After having finally secured Oscar glory with 2006’s pulpy crime thriller The Departed, director Martin Scorsese turned toward an altogether different type of pulp with his next narrative feature, an adaptation of a Dennis Lehane novel around the tail-end of a period practically bursting with Lehane adaptations (most notably, the Oscar-winning Mystic River from consistent Academy rival Clint Eastwood). Shutter Island was a return of sorts to a genre that the legendary filmmaker has rarely attempted – the psychological thriller, following a spider’s web of a plot into the darkest corners of a “mental institution for the criminally insane,” before a corker of a twist rewrites everything we thought we knew or understood about this story.
Scorsese’s influence is all over the screen here, from his camera sense (guided by the great cinematographer Robert Richardson) to the percussive film editing of his longtime collaborator Thelma Schoonmaker, yet the pace is perhaps a bit more intentionally languid than the previous decade’s worth or so of his efforts. From the start, we know that the film will unfold layer upon layer of understanding, particularly in the way its protagonist’s mysterious past appears in judiciously placed flashes of memory and emotion and heavily stylized digital effects, employed to communicate the character’s destabilizing relationship with reality. We begin the film meeting Teddy Daniels (Leonardo DiCaprio) as a duly appointed Federal U.S. Marshal, arriving on Shutter Island off the coast of Boston Harbor with his new partner, Chuck Aule (Mark Ruffalo), accompanying him.
They have been summoned to Ashecliffe Hospital, an asylum of sorts whose staff is run by Dr. John Cawley (Ben Kingsley), an intimidatingly credentialed psychiatrist, and whose grounds are overseen by a warden (Ted Levine) with a frightening worldview and an even scarier pair of blue, deadened eyes. Other figures here include the bullish deputy warden (John Carroll Lynch) and a seemingly kindly doctor named Naehring (Max von Sydow), each of whom has a vital role in the pieces of the mystery that develops. This is a deep supporting cast assembled by Scorsese, directing from an adapted screenplay by Laeta Kalogridis, and it doesn’t end with the hospital staff and security: Teddy is also haunted by his past with a late wife, Dolores, who appears as a construct of his memory, played by Michelle Williams.

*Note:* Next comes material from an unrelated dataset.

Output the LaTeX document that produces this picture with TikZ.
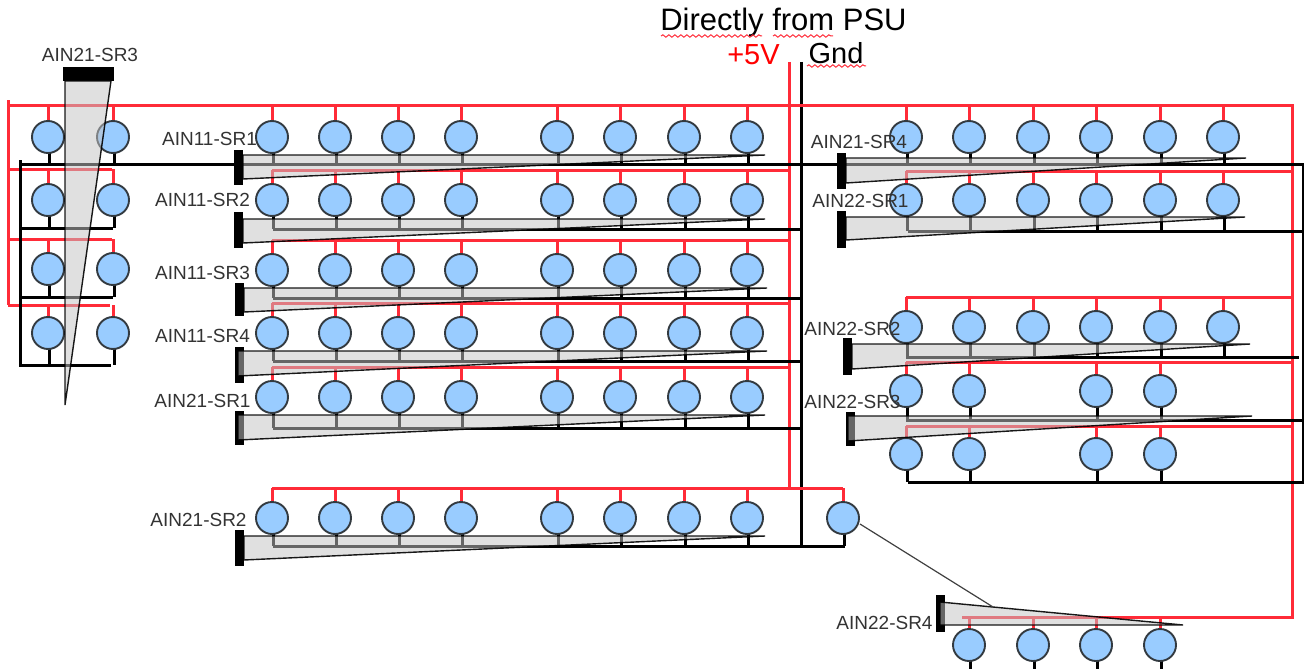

A woman named Rachel Solando (a “patient,” Cawley insists, though Teddy’s chosen term of “inmate” rings truer) has disappeared from her locked cell and vanished into the nooks and crannies of the island’s cliffs. There is no sign that she has died, since no bodies have washed ashore, but Teddy faces challenges figuring out even her identity. Is she a Rachel, played by Emily Mortimer, who drowned her children in a lake and then propped up their bodies at the kitchen table? Or does she take the form of another woman, played by Patricia Clarkson, upon whom Teddy stumbles in a cave on hospital grounds, informing him of every lie he’s been told by the staff and guards? And what to make of “Andrew Laeddis,” a mysterious figure who may or may not also be known as “Noyce” (Jackie Earle Haley), the most terrifying of the dangerous inmates in a fortified wing of the hospital, or another man (Elias Koteas) with a scar across his face?
Every clue here comes with the required bit of exposition explaining their place in the story, but the rather genius thing about this narrative and Kalogridis’ commitment to it is that the whole thing rests on a house of cards. Nothing is as it seems here, of course, as anyone who has seen the film knows all too well. There is no mystery for Teddy to solve, for he himself is Andrew Laeddis, his “partner” Chuck is actually his longtime psychiatrist and everyone in the hospital is merely acting out a simulation set up by Cawley to ease our protagonist back to reality. The point, though, is that we experience everything through Andrew/Teddy’s perspective. We learn when he does, and reality warps for us as thoroughly as it does for him.
The result is fairly straightforward as far as psychological thrillers go. Scorsese’s impulses as a director (in congress with a crew of top-notch fellow artists) and DiCaprio’s anguished performance(s) give Shutter Island a distinctiveness that any effort from a filmmaker with lesser ambitions might have lacked.